● **OBJECTIVE**
Repeat only the lines from the one containing "Clone this chart" through the one containing "const Y_STEP = 10;", exactly as written, both ends included.
====
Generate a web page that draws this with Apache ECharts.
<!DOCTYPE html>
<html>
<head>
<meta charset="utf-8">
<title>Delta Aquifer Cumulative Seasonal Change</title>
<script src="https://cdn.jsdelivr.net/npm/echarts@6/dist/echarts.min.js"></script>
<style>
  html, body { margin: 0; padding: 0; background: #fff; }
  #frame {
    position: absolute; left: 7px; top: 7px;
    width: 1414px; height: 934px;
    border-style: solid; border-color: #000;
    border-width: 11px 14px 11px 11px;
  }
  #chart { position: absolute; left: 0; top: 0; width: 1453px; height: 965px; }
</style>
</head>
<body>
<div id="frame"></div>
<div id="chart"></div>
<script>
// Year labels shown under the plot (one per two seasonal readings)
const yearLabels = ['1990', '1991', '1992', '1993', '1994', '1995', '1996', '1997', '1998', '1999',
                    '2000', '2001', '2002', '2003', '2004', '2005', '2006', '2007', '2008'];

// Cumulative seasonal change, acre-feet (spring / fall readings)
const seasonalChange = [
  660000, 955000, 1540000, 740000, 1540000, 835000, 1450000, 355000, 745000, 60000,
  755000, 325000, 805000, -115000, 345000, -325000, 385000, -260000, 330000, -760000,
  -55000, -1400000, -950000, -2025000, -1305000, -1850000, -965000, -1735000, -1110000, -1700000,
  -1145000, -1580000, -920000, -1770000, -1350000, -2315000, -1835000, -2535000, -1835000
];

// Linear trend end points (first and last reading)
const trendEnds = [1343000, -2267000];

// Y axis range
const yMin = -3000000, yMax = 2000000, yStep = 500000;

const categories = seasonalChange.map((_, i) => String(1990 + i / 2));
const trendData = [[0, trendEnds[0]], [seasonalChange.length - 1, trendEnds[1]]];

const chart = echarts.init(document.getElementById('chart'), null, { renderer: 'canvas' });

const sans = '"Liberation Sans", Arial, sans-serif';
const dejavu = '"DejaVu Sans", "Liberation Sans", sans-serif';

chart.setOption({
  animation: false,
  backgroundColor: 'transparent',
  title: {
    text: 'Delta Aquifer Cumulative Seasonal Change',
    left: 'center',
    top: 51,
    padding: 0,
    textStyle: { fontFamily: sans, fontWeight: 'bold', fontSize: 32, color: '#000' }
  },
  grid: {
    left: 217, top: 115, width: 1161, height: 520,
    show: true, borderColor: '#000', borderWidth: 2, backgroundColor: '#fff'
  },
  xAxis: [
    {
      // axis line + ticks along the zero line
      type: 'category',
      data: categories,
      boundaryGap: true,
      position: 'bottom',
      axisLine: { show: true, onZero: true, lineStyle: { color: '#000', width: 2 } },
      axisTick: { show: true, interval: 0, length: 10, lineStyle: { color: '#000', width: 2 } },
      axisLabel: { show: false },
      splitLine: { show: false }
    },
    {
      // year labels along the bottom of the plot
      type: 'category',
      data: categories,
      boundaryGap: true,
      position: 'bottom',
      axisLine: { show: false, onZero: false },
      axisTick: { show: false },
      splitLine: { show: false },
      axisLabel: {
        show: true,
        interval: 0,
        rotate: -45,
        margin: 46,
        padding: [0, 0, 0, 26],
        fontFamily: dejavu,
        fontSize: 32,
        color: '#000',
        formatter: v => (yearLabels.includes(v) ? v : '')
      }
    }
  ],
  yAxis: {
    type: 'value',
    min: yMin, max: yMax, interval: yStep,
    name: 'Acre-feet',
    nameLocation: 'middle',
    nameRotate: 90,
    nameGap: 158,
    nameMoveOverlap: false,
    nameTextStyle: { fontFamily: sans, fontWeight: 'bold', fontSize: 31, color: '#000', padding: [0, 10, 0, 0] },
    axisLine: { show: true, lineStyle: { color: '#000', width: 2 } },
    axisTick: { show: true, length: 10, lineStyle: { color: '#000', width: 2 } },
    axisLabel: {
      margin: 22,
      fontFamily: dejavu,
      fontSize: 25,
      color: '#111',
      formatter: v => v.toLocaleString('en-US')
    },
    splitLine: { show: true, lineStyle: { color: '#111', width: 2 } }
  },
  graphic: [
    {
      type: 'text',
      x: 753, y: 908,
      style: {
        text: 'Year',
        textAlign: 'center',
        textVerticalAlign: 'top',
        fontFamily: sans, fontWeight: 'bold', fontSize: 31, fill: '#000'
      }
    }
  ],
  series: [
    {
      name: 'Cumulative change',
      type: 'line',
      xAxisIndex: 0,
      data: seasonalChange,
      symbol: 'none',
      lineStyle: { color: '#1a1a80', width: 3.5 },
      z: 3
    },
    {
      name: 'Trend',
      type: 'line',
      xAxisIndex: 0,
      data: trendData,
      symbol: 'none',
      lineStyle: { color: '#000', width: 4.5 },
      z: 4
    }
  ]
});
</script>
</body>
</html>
====
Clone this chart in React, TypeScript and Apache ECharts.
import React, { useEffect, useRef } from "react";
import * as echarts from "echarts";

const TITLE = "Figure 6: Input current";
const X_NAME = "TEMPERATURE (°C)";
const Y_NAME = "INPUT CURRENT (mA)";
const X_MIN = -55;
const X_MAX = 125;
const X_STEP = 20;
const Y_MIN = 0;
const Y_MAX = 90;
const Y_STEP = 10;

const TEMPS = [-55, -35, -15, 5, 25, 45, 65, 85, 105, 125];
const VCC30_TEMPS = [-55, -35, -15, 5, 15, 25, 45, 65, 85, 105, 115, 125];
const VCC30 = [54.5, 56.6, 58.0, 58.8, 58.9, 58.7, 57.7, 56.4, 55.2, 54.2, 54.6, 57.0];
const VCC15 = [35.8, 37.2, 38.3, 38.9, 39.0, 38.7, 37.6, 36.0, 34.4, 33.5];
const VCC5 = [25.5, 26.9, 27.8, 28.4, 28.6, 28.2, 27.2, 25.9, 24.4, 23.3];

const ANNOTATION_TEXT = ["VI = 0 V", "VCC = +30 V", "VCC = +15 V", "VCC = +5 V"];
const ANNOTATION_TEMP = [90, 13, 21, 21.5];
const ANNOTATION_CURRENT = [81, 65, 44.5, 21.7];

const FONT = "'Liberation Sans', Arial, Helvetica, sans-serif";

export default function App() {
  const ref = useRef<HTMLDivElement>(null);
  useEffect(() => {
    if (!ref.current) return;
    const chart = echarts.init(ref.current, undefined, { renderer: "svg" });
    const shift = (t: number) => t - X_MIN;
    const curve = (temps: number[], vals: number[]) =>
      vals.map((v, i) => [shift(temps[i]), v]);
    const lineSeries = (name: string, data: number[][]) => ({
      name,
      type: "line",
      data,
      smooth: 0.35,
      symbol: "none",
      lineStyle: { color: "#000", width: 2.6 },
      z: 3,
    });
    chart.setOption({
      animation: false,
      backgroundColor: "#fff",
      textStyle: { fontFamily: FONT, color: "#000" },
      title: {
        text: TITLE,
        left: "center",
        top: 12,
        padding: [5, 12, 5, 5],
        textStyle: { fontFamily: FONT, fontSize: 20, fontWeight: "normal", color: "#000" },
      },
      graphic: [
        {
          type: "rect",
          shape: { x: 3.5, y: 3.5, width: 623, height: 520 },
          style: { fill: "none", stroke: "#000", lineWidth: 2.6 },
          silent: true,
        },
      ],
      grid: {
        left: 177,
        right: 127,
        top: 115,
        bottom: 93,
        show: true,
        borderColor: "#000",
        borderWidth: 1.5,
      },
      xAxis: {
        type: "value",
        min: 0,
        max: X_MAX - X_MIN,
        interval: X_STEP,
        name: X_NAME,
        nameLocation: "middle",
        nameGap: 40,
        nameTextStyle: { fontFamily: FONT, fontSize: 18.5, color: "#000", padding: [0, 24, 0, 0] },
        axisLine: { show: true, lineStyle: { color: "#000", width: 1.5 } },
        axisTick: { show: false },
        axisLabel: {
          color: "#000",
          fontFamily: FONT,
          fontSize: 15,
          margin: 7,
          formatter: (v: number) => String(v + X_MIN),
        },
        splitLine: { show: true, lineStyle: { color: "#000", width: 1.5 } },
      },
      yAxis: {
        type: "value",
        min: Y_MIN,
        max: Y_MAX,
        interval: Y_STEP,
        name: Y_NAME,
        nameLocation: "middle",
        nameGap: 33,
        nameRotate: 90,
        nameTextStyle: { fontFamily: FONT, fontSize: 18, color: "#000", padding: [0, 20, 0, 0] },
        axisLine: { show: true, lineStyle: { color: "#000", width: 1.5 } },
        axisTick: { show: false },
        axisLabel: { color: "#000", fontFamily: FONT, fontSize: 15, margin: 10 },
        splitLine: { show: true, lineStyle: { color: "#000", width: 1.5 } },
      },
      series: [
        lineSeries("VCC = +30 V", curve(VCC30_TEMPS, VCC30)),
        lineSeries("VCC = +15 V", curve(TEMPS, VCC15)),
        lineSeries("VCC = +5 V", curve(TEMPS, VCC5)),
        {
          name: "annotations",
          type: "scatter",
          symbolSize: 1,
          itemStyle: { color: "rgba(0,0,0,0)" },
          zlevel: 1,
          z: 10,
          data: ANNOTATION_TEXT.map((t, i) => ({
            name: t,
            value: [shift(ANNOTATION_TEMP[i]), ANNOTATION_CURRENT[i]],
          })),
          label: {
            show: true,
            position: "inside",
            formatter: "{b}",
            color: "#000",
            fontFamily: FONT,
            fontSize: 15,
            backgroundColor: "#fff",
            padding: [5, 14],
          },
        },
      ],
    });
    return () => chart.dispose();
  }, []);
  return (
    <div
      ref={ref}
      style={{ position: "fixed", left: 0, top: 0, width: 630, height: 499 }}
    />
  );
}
====
● **CORRECT RESPONSE**
Clone this chart in React, TypeScript and Apache ECharts.
import React, { useEffect, useRef } from "react";
import * as echarts from "echarts";

const TITLE = "Figure 6: Input current";
const X_NAME = "TEMPERATURE (°C)";
const Y_NAME = "INPUT CURRENT (mA)";
const X_MIN = -55;
const X_MAX = 125;
const X_STEP = 20;
const Y_MIN = 0;
const Y_MAX = 90;
const Y_STEP = 10;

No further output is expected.